• Entretien: Thierry Binisti - Une bouteille à la mer

    "Une bouteille à la mer" est le deuxième long métrage de Thierry Binisti. Le premier, sorti en 2003, était "L'Outremangeur" avec Eric Cantona et Rachida Brakni dans les rôles principaux. Avant cela, il fut assistant-réalisateur sur "Pétain" de Jean Marboeuf, "Indochine" de Régis Wargnier et "Après l'amour" de Diane Kurys. Il a également réalisé un court-métrage en 1996, "Le livre de minuit".
    Thierry Binisti est venu présenter son film à Bruxelles et à cette occasion, je l'a rencontré.

    Comment vous est venue l'idée de ce film ?

    L'idée m'est venue en lisant "Une bouteille dans la mer de Gaza" de Valérie Zenatti. En lisant ce livre qui est une correspondance de mails entre une jeune israélienne et un jeune palestinien, j'ai eu le désir de voir ces personnages, de les faire exister. J'avais envie de les suivre dans leur quotidien, de montrer leur réalité. C'est comme ça que j'ai, tout de suite, eu le désir d'en faire un film.
    La difficulté est d'aller voir les producteurs et de leur dire: j'ai une correspondance de mails et je veux en faire un film, ils n'y croient pas au début. Après, il a fallu véritablement adapter le roman en film.

    Cela se passe entre Israël et la Palestine, c'est important ?

    C'est même fondamental. C'est véritablement une rencontre entre une jeune israélienne et un jeune palestinien qui ne se connaissent pas. Physiquement, ils ne peuvent pas se voir puisque la frontière fait qu'on ne passe pas d'un côté ou de l'autre. C'est impossible. Donc, pour se connaître, il n'y a pas d'autre moyen que celui que Tal invente. Elle jette cette bouteille à la mer avec cette adresse internet. Sur celle-ci, elle y met toutes ses questions, ses rages, ses interrogations. C'est récupéré de l'autre côté par un jeune palestinien, Naïm, qui décide de répondre. Entre eux, ce n'est pas une correspondance très rose qui se met en place. Au contraire, ils règlent leurs comptes. Petit à petit, parce qu'ils se disent toutes leurs vérités, il y a quelque chose qui se passe. Finalement, on va à la rencontre de l'autre dans sa véritable nature et cela va donner la place à un autre langage.

    Thierry Binisti

    Vous avez tourné en Israël et à Gaza ?

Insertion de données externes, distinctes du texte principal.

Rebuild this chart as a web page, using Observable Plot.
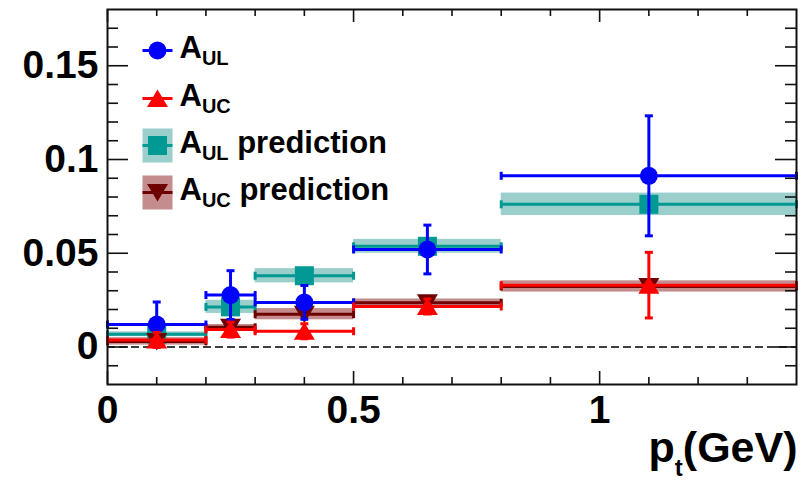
<!DOCTYPE html>
<html><head><meta charset="utf-8">
<script src="https://cdn.jsdelivr.net/npm/d3@7"></script>
<script src="https://cdn.jsdelivr.net/npm/@observablehq/plot@0.6"></script>
<style>html,body{margin:0;padding:0;background:#fff;} #chart svg{display:block}</style>
</head><body><div id="chart"></div>
<script>
// ---- data ----
const binLow    = [0, 0.2, 0.3, 0.5, 0.8];
const binHigh   = [0.2, 0.3, 0.5, 0.8, 1.4];
const binCenter = [0.1, 0.25, 0.4, 0.65, 1.1];
const aUL       = [0.012, 0.0277, 0.0238, 0.052, 0.0913];
const aULErr    = [0.012, 0.013, 0.009, 0.013, 0.032];
const aUC       = [0.0038, 0.0093, 0.0084, 0.0216, 0.033];
const aUCErr    = [0.004, 0.004, 0.004, 0.004, 0.0175];
const aULPred    = [0.0068, 0.0214, 0.038, 0.0537, 0.0761];
const aULPredErr = [0.0013, 0.0035, 0.0038, 0.0037, 0.006];
const aUCPred    = [0.003, 0.0105, 0.0175, 0.0236, 0.0323];
const aUCPredErr = [0.002, 0.0015, 0.003, 0.002, 0.003];
const legendLabels = ["A_UL", "A_UC", "A_UL prediction", "A_UC prediction"];
const xTitle = "p_t(GeV)";
const xMajorTicks = [0, 0.5, 1];
const xMinorTicks = [0.1, 0.2, 0.3, 0.4, 0.6, 0.7, 0.8, 0.9, 1.1, 1.2, 1.3];
const yMajorTicks = [0, 0.05, 0.1, 0.15];
const yMinorTicks = [-0.01, 0.01, 0.02, 0.03, 0.04, 0.06, 0.07, 0.08, 0.09, 0.11, 0.12, 0.13, 0.14, 0.16, 0.17];

const bins = binCenter.map((x, i) => ({
  x, lo: binLow[i], hi: binHigh[i],
  ul: aUL[i], ulE: aULErr[i], uc: aUC[i], ucE: aUCErr[i],
  ulp: aULPred[i], ulpE: aULPredErr[i], ucp: aUCPred[i], ucpE: aUCPredErr[i]
}));

// ---- styling ----
const W = 809, H = 482, mL = 107, mR = 13, mT = 9, mB = 98;
const fw = W - mL - mR, fh = H - mT - mB;
const BLUE = "#0000ff", RED = "#ff0000", TEAL = "#009993", TEAL_BAND = "#9acfcc",
      DRED = "#6e0000", DRED_BAND = "#c48c8c", AX = "#111";

const capV = {draw(c){ c.moveTo(0,-4); c.lineTo(0,4); }};
const capH = {draw(c){ c.moveTo(-4,0); c.lineTo(4,0); }};
const legLine = {draw(c){ c.moveTo(-15,0); c.lineTo(15,0); }};
const legBox = {draw(c){ c.rect(-15,-17,30,34); }};
const sq = {draw(c){ c.rect(-9.5,-9.5,19,19); }};
const circ = {draw(c){ c.moveTo(9,0); c.arc(0,0,9,0,2*Math.PI); }};
const triUp = {draw(c){ c.moveTo(0,-9); c.lineTo(10.5,8.5); c.lineTo(-10.5,8.5); c.closePath(); }};
const triDown = {draw(c){ c.moveTo(0,9); c.lineTo(10.5,-8.5); c.lineTo(-10.5,-8.5); c.closePath(); }};

function predBand(yk, ek, band) {
  return Plot.rect(bins, {x1: "lo", x2: "hi", y1: d => d[yk] - d[ek], y2: d => d[yk] + d[ek], fill: band});
}
function predLine(yk, line, symbol) {
  return [
    Plot.ruleY(bins, {y: yk, x1: "lo", x2: "hi", stroke: line, strokeWidth: 3}),
    Plot.dot(bins, {x: "lo", y: yk, symbol: capV, stroke: line, strokeWidth: 3, fill: "none"}),
    Plot.dot(bins, {x: "hi", y: yk, symbol: capV, stroke: line, strokeWidth: 3, fill: "none"}),
    Plot.dot(bins, {x: "x", y: yk, symbol, fill: line, stroke: "none"})
  ];
}
function dataMarks(yk, ek, color, symbol) {
  return [
    Plot.ruleY(bins, {y: yk, x1: "lo", x2: "hi", stroke: color, strokeWidth: 3}),
    Plot.dot(bins, {x: "lo", y: yk, symbol: capV, stroke: color, strokeWidth: 3, fill: "none"}),
    Plot.dot(bins, {x: "hi", y: yk, symbol: capV, stroke: color, strokeWidth: 3, fill: "none"}),
    Plot.ruleX(bins, {x: "x", y1: d => d[yk] - d[ek], y2: d => d[yk] + d[ek], stroke: color, strokeWidth: 3}),
    Plot.dot(bins, {x: "x", y: d => d[yk] - d[ek], symbol: capH, stroke: color, strokeWidth: 3, fill: "none"}),
    Plot.dot(bins, {x: "x", y: d => d[yk] + d[ek], symbol: capH, stroke: color, strokeWidth: 3, fill: "none"}),
    Plot.dot(bins, {x: "x", y: yk, symbol, fill: color, stroke: "none"})
  ];
}

const legX = 50;                  // marker centre offset from frame left
const legY = [41, 89, 136, 183];  // marker centre offsets from frame top

const chart = Plot.plot({
  width: W, height: H,
  marginLeft: mL, marginRight: mR, marginTop: mT, marginBottom: mB,
  style: {fontFamily: "'Liberation Sans', Arial, sans-serif", background: "#fff", color: "#000"},
  x: {domain: [0, 1.4], label: null},
  y: {domain: [-0.02, 0.18], label: null},
  marks: [
    predBand("ulp", "ulpE", TEAL_BAND),
    predBand("ucp", "ucpE", DRED_BAND),
    ...predLine("ulp", TEAL, sq),
    ...predLine("ucp", DRED, triDown),
    Plot.ruleY([0], {stroke: "#000", strokeWidth: 1.5, strokeDasharray: "8,4"}),
    ...dataMarks("ul", "ulE", BLUE, circ),
    ...dataMarks("uc", "ucE", RED, triUp),
    // frame and inward ticks
    Plot.frame({stroke: AX, strokeWidth: 2}),
    Plot.tickX(xMinorTicks, {x: d => d, insetTop: fh - 7, stroke: AX, strokeWidth: 1.6}),
    Plot.tickX(xMajorTicks, {x: d => d, insetTop: fh - 13, stroke: AX, strokeWidth: 1.6}),
    Plot.tickX(xMinorTicks, {x: d => d, insetBottom: fh - 7, stroke: AX, strokeWidth: 1.6}),
    Plot.tickX(xMajorTicks, {x: d => d, insetBottom: fh - 13, stroke: AX, strokeWidth: 1.6}),
    Plot.tickY(yMinorTicks, {y: d => d, insetRight: fw - 11, stroke: AX, strokeWidth: 1.6}),
    Plot.tickY(yMajorTicks, {y: d => d, insetRight: fw - 21, stroke: AX, strokeWidth: 1.6}),
    Plot.tickY(yMinorTicks, {y: d => d, insetLeft: fw - 11, stroke: AX, strokeWidth: 1.6}),
    Plot.tickY(yMajorTicks, {y: d => d, insetLeft: fw - 21, stroke: AX, strokeWidth: 1.6}),
    // tick labels
    Plot.axisX(xMajorTicks, {tickSize: 0, tickPadding: 11, tickFormat: d => String(d), fontSize: 39, fontWeight: "bold", label: null, fill: "#000"}),
    Plot.axisY(yMajorTicks, {tickSize: 0, tickPadding: 9, tickFormat: d => String(d), fontSize: 39, fontWeight: "bold", label: null, fill: "#000"}),
    // axis title
    Plot.text([xTitle], {frameAnchor: "bottom-right", textAnchor: "end", lineAnchor: "bottom", dy: 77, dx: 1, text: d => d, fontSize: 43, fontWeight: "bold", fill: "#000"}),
    // legend
    Plot.dot([0], {frameAnchor: "top-left", dx: legX, dy: legY[2], symbol: legBox, fill: TEAL_BAND, stroke: "none"}),
    Plot.dot([0], {frameAnchor: "top-left", dx: legX, dy: legY[3], symbol: legBox, fill: DRED_BAND, stroke: "none"}),
    Plot.dot([0], {frameAnchor: "top-left", dx: legX, dy: legY[0], symbol: legLine, stroke: BLUE, strokeWidth: 3, fill: "none"}),
    Plot.dot([0], {frameAnchor: "top-left", dx: legX, dy: legY[1], symbol: legLine, stroke: RED, strokeWidth: 3, fill: "none"}),
    Plot.dot([0], {frameAnchor: "top-left", dx: legX, dy: legY[2], symbol: legLine, stroke: TEAL, strokeWidth: 3, fill: "none"}),
    Plot.dot([0], {frameAnchor: "top-left", dx: legX, dy: legY[3], symbol: legLine, stroke: DRED, strokeWidth: 3, fill: "none"}),
    Plot.dot([0], {frameAnchor: "top-left", dx: legX, dy: legY[0], symbol: circ, fill: BLUE, stroke: "none"}),
    Plot.dot([0], {frameAnchor: "top-left", dx: legX, dy: legY[1], symbol: triUp, fill: RED, stroke: "none"}),
    Plot.dot([0], {frameAnchor: "top-left", dx: legX, dy: legY[2], symbol: sq, fill: TEAL, stroke: "none"}),
    Plot.dot([0], {frameAnchor: "top-left", dx: legX, dy: legY[3], symbol: triDown, fill: DRED, stroke: "none"}),
    ...legendLabels.map((t, i) => Plot.text([t], {frameAnchor: "top-left", textAnchor: "start", lineAnchor: "bottom",
      dx: 72, dy: legY[i] + 7, text: d => d, fontSize: 31, fontWeight: "bold", fill: "#000"}))
  ]
});

// turn "X_sub rest" into real subscripted SVG text
d3.select(chart).selectAll("text").each(function() {
  const t = d3.select(this);
  if (t.selectAll("tspan").size() > 0) return;
  const s = t.text();
  const m = s.match(/^([^_]*)_([^ (]+)(.*)$/);
  if (!m) return;
  const isTitle = s === xTitle;
  const mainSize = isTitle ? 43 : 31, subSize = isTitle ? 24 : 20, shift = isTitle ? 14 : 7;
  t.text(null).style("white-space", "pre");
  t.append("tspan").text(m[1]);
  t.append("tspan").attr("font-size", subSize).attr("dy", shift).text(m[2]);
  if (m[3]) t.append("tspan").attr("font-size", mainSize).attr("dy", -shift).text(m[3]);
});
document.getElementById("chart").appendChild(chart);
</script>
</body></html>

    En Israêl, oui mais pas à Gaza. Si on est journaliste ou humanitaire, on peut rentrer à Gaza. Si on veut faire du cinéma, c'est non. C'est dangereux, du coup, je n'ai jamais eu l'autorisation. Ce que j'ai fait, c'est que j'ai filmé au plus près. Quand on voit Gaza de loin, c'est Gaza. Par contre, pour tout ce qui se passe dans les rues, à l'intérieur des maisons, j'ai tourné dans des villes arabes israéliennes. En revanche, j'ai pu tourner dans un endroit où aucun autre film n'a jamais eu l'autorisation de tourner, c'est au check-point d'Eres. C'est un lieu stratégiquement sensible. Il a fallu de multiples démarches pour obtenir l'autorisation. On l'a finalement eue. En un temps très court, nous avons pu tourner la dernière séquence du film qui était fondamentale.

    Comment avez-vous choisi les acteurs pour incarner les deux personnages principaux ?

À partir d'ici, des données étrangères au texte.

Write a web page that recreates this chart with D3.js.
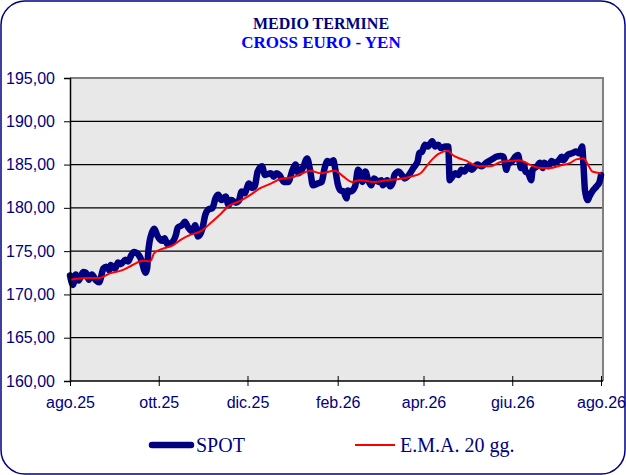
<!DOCTYPE html>
<html>
<head>
<meta charset="utf-8">
<script src="https://cdn.jsdelivr.net/npm/d3@7"></script>
<style>
  body { margin: 0; background: #fff; }
  svg { display: block; }
</style>
</head>
<body>
<div class="chart"></div>
<script>
// spot quotes
const spotDates = [
  "2025-08-01","2025-08-03","2025-08-05","2025-08-07","2025-08-10","2025-08-12","2025-08-14","2025-08-16",
  "2025-08-19","2025-08-21","2025-08-24","2025-08-26","2025-08-28","2025-08-29","2025-09-01","2025-09-03",
  "2025-09-05","2025-09-08","2025-09-10","2025-09-12","2025-09-14","2025-09-17","2025-09-19","2025-09-21",
  "2025-09-22","2025-09-23","2025-09-24","2025-09-27","2025-09-28","2025-09-30","2025-10-03","2025-10-05",
  "2025-10-07","2025-10-10","2025-10-13","2025-10-14","2025-10-17","2025-10-19","2025-10-21","2025-10-24",
  "2025-10-26","2025-10-28","2025-10-31","2025-11-02","2025-11-04","2025-11-07","2025-11-09","2025-11-11",
  "2025-11-13","2025-11-16","2025-11-18","2025-11-20","2025-11-23","2025-11-25","2025-11-27","2025-11-29",
  "2025-12-02","2025-12-04","2025-12-06","2025-12-08","2025-12-11","2025-12-13","2025-12-17","2025-12-19",
  "2025-12-21","2025-12-23","2025-12-26","2025-12-29","2026-01-01","2026-01-03","2026-01-05","2026-01-08",
  "2026-01-11","2026-01-13","2026-01-15","2026-01-18","2026-01-21","2026-01-23","2026-01-25","2026-01-27",
  "2026-01-29","2026-01-30","2026-02-01","2026-02-03","2026-02-05","2026-02-07","2026-02-08","2026-02-10",
  "2026-02-13","2026-02-15","2026-02-16","2026-02-18","2026-02-20","2026-02-22","2026-02-24","2026-02-26",
  "2026-03-01","2026-03-03","2026-03-04","2026-03-07","2026-03-09","2026-03-11","2026-03-12","2026-03-15",
  "2026-03-17","2026-03-19","2026-03-22","2026-03-25","2026-03-28","2026-03-29","2026-03-31","2026-04-02",
  "2026-04-04","2026-04-07","2026-04-09","2026-04-11","2026-04-13","2026-04-16","2026-04-18","2026-04-19",
  "2026-04-20","2026-04-23","2026-04-25","2026-04-27","2026-04-29","2026-05-02","2026-05-04","2026-05-08",
  "2026-05-11","2026-05-14","2026-05-17","2026-05-19","2026-05-21","2026-05-24","2026-05-26","2026-05-28",
  "2026-05-29","2026-06-01","2026-06-03","2026-06-05","2026-06-07","2026-06-09","2026-06-10","2026-06-12",
  "2026-06-14","2026-06-15","2026-06-18","2026-06-20","2026-06-22","2026-06-23","2026-06-26","2026-06-28",
  "2026-06-30","2026-07-03","2026-07-05","2026-07-06","2026-07-09","2026-07-12","2026-07-15","2026-07-17",
  "2026-07-19","2026-07-20","2026-07-21","2026-07-23","2026-07-24","2026-07-26","2026-07-29","2026-07-31",
  "2026-08-01"
];
const spotValues = [
  172.2,171.1,172.3,171.6,172.6,172.5,171.7,172.3,
  171.6,171.4,173.0,173.2,172.8,173.4,173.0,173.7,
  173.5,174.0,173.8,174.5,174.9,174.6,174.0,172.8,
  172.5,173.0,175.3,177.4,177.6,176.8,176.2,176.5,
  175.8,176.0,177.0,177.7,178.0,178.4,177.8,177.3,
  178.0,176.7,177.6,179.2,179.8,180.0,181.1,181.5,
  180.9,181.3,180.3,180.9,180.6,180.8,181.9,181.7,
  182.8,182.3,182.5,184.2,184.8,183.8,184.0,183.6,
  184.0,183.8,183.0,183.0,184.4,185.0,184.0,184.6,
  185.7,184.4,182.6,182.8,183.0,184.6,185.4,185.2,
  185.5,184.8,182.8,182.0,181.9,181.1,182.0,181.9,
  182.5,184.4,184.2,183.0,184.2,183.2,182.6,183.4,
  183.0,183.2,182.6,183.2,182.5,183.0,183.8,184.2,
  183.8,183.4,183.8,184.6,185.4,186.3,186.5,187.3,
  187.1,187.7,187.1,187.3,186.9,187.1,187.1,183.2,
  183.4,184.0,183.8,184.4,184.2,184.8,184.4,185.0,
  184.8,185.2,185.5,185.7,185.9,186.0,185.9,184.4,
  185.0,185.4,185.9,186.1,184.6,185.0,184.2,184.0,
  183.2,184.4,184.8,185.2,184.6,185.2,184.8,185.4,
  185.2,185.5,185.9,185.5,186.1,186.3,186.5,186.3,
  187.1,184.8,182.0,180.9,181.3,181.9,182.5,183.0,
  183.8
];

// 20-day EMA
const emaDates = [
  "2025-08-01","2025-08-12","2025-08-21","2025-08-28","2025-09-06","2025-09-13","2025-09-20","2025-09-25",
  "2025-09-28","2025-10-04","2025-10-11","2025-10-16","2025-10-23","2025-10-30","2025-11-06","2025-11-12",
  "2025-11-18","2025-11-26","2025-12-03","2025-12-10","2025-12-17","2025-12-23","2026-01-02","2026-01-08",
  "2026-01-13","2026-01-20","2026-01-30","2026-02-05","2026-02-11","2026-02-16","2026-02-26","2026-03-07",
  "2026-03-14","2026-03-23","2026-03-30","2026-04-03","2026-04-07","2026-04-11","2026-04-18","2026-04-21",
  "2026-04-26","2026-05-01","2026-05-05","2026-05-10","2026-05-17","2026-05-24","2026-05-30","2026-06-06",
  "2026-06-13","2026-06-20","2026-06-27","2026-07-04","2026-07-11","2026-07-15","2026-07-20","2026-07-23",
  "2026-07-26","2026-08-01"
];
const emaValues = [
  171.7,171.9,171.9,172.4,172.8,173.4,173.9,173.8,
  174.8,175.3,175.7,176.3,176.9,177.3,178.3,179.2,
  180.2,180.8,181.5,182.3,182.8,183.3,183.6,184.0,
  184.3,184.0,184.3,183.6,183.0,183.2,183.0,183.2,
  183.3,183.6,184.0,184.8,185.6,186.2,186.6,186.1,
  185.7,185.4,185.0,184.8,184.8,185.3,185.4,185.5,
  185.0,184.6,184.6,184.9,185.2,185.6,185.7,185.0,
  184.2,184.0
];

const yTicks = [160, 165, 170, 175, 180, 185, 190, 195];
const xTickDates = ["2025-08-01","2025-10-01","2025-12-01","2026-02-01","2026-04-01","2026-06-01","2026-08-01"];
const xTickLabels = ["ago.25","ott.25","dic.25","feb.26","apr.26","giu.26","ago.26"];
const seriesNames = ["SPOT", "E.M.A. 20 gg."];

const width = 626;
const height = 475;
const navy = "#000080";
const parse = d3.timeParse("%Y-%m-%d");

const svg = d3.select(".chart").append("svg")
  .attr("width", width)
  .attr("height", height);

// outer rounded frame
svg.append("rect")
  .attr("x", 1).attr("y", 1)
  .attr("width", width - 2).attr("height", height - 2)
  .attr("rx", 24).attr("ry", 24)
  .attr("fill", "#fff")
  .attr("stroke", navy)
  .attr("stroke-width", 1.5);

// titles
svg.append("text")
  .attr("x", 321).attr("y", 29)
  .attr("text-anchor", "middle")
  .style("font-family", "'Liberation Serif', 'Times New Roman', serif")
  .style("font-weight", "bold")
  .style("font-size", "16px")
  .style("fill", navy)
  .text("MEDIO  TERMINE");

svg.append("text")
  .attr("x", 321).attr("y", 48)
  .attr("text-anchor", "middle")
  .style("font-family", "'Liberation Serif', 'Times New Roman', serif")
  .style("font-weight", "bold")
  .style("font-size", "17px")
  .style("fill", "#0000ff")
  .text("CROSS EURO - YEN");

// scales
const x = d3.scaleTime()
  .domain([parse(xTickDates[0]), parse(xTickDates[xTickDates.length - 1])])
  .range([70, 601]);

const y = d3.scaleLinear()
  .domain([160, 195])
  .range([381, 78]);

const plotLeft = 70, plotRight = 603;

// plot background
svg.append("rect")
  .attr("x", plotLeft).attr("y", y(195))
  .attr("width", plotRight - plotLeft)
  .attr("height", y(160) - y(195))
  .attr("fill", "#e8e8e8");

// gridlines
svg.append("g")
  .selectAll("line")
  .data(yTicks.slice(1, -1))
  .enter().append("line")
  .attr("x1", plotLeft).attr("x2", plotRight)
  .attr("y1", d => y(d)).attr("y2", d => y(d))
  .attr("stroke", "#000")
  .attr("stroke-width", 1.3);

// gray top and right border
svg.append("path")
  .attr("d", `M${plotLeft},${y(195)}H${plotRight}V${y(160)}`)
  .attr("fill", "none")
  .attr("stroke", "#808080")
  .attr("stroke-width", 2);

// lines
const spot = spotDates.map((d, i) => ({ date: parse(d), value: spotValues[i] }));
const ema = emaDates.map((d, i) => ({ date: parse(d), value: emaValues[i] }));

const line = d3.line()
  .x(d => x(d.date))
  .y(d => y(d.value))
  .curve(d3.curveMonotoneX);

svg.append("path")
  .datum(spot)
  .attr("d", line)
  .attr("fill", "none")
  .attr("stroke", navy)
  .attr("stroke-width", 6.5)
  .attr("stroke-linejoin", "round")
  .attr("stroke-linecap", "round");

svg.append("path")
  .datum(ema)
  .attr("d", line)
  .attr("fill", "none")
  .attr("stroke", "#ff0000")
  .attr("stroke-width", 2);

// axes
const itLocale = d3.formatLocale({ decimal: ",", thousands: ".", grouping: [3], currency: ["", " €"] });

const yAxis = svg.append("g")
  .attr("transform", `translate(${plotLeft},0)`)
  .call(d3.axisLeft(y).tickValues(yTicks).tickFormat(itLocale.format(".2f")).tickSizeOuter(0).tickSize(6).tickPadding(9));
yAxis.select(".domain").attr("stroke", "#000").attr("stroke-width", 1.5);
yAxis.selectAll(".tick line").attr("stroke", "#000");
yAxis.selectAll("text")
  .style("font-family", "'Liberation Sans', Arial, sans-serif")
  .style("font-size", "16px")
  .style("fill", navy);

const xAxis = svg.append("g")
  .attr("transform", `translate(0,${y(160)})`)
  .call(d3.axisBottom(x)
    .tickValues(xTickDates.map(parse))
    .tickFormat((d, i) => xTickLabels[i])
    .tickSizeOuter(0).tickSize(5).tickPadding(11));
xAxis.select(".domain").attr("stroke", "#000").attr("stroke-width", 1.5)
  .attr("d", `M${plotLeft},0H${plotRight}`);
xAxis.selectAll(".tick line").attr("stroke", "#000").attr("y1", -5).attr("y2", 5);
xAxis.selectAll("text")
  .style("font-family", "'Liberation Sans', Arial, sans-serif")
  .style("font-size", "16px")
  .style("fill", navy);

// legend
const legend = svg.append("g")
  .style("font-family", "'Liberation Serif', 'Times New Roman', serif")
  .style("font-size", "20px")
  .style("fill", navy);

legend.append("line")
  .attr("x1", 152).attr("x2", 191).attr("y1", 445).attr("y2", 445)
  .attr("stroke", navy).attr("stroke-width", 6.5).attr("stroke-linecap", "round");
legend.append("text").attr("x", 196).attr("y", 452).text(seriesNames[0]);

legend.append("line")
  .attr("x1", 355).attr("x2", 395).attr("y1", 445).attr("y2", 445)
  .attr("stroke", "#ff0000").attr("stroke-width", 2);
legend.append("text").attr("x", 400).attr("y", 452).text(seriesNames[1]);
</script>
</body>
</html>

    Il a fallu trouver deux jeunes acteurs pouvant jouer la légèreté de la jeunesse et, en même temps, toute l'intensité due à cette vie parallèle qu'ils sont en train de vivre. Cela se joue avec des petits détails. Il me fallait vraiment des comédiens capables d'interpréter la finesse de cette relation."
    "Il y avait aussi le fait que, dans le film, Tal parle l'hébreu et le français. Et Naïm l'arabe et le français. Agathe Bonitzer a dû apprendre l'hébreu et Mahmoud Shalaby, le français. Moi, j'aime bien cette idée que chacun des personnages a fait cette démarche d'apprendre un autre langage. C'est en découvrant un autre langage qu'ils vont être capables de se regarder et se comprendre différemment.

    Votre film peut-il faire évoluer les mentalités ?

    Je ne sais pas. Dans un premier temps, je voudrais qu'il donne la possibilité au public de voir autrement la situation. De la voir, non pas d'un seul côté mais des deux côtés en même temps. Cela peut déjà changer notre propre point de vue. Après, est-ce que l'on peut passer d'histoires individuelles à des décisions politiques. le chemin est très, très long.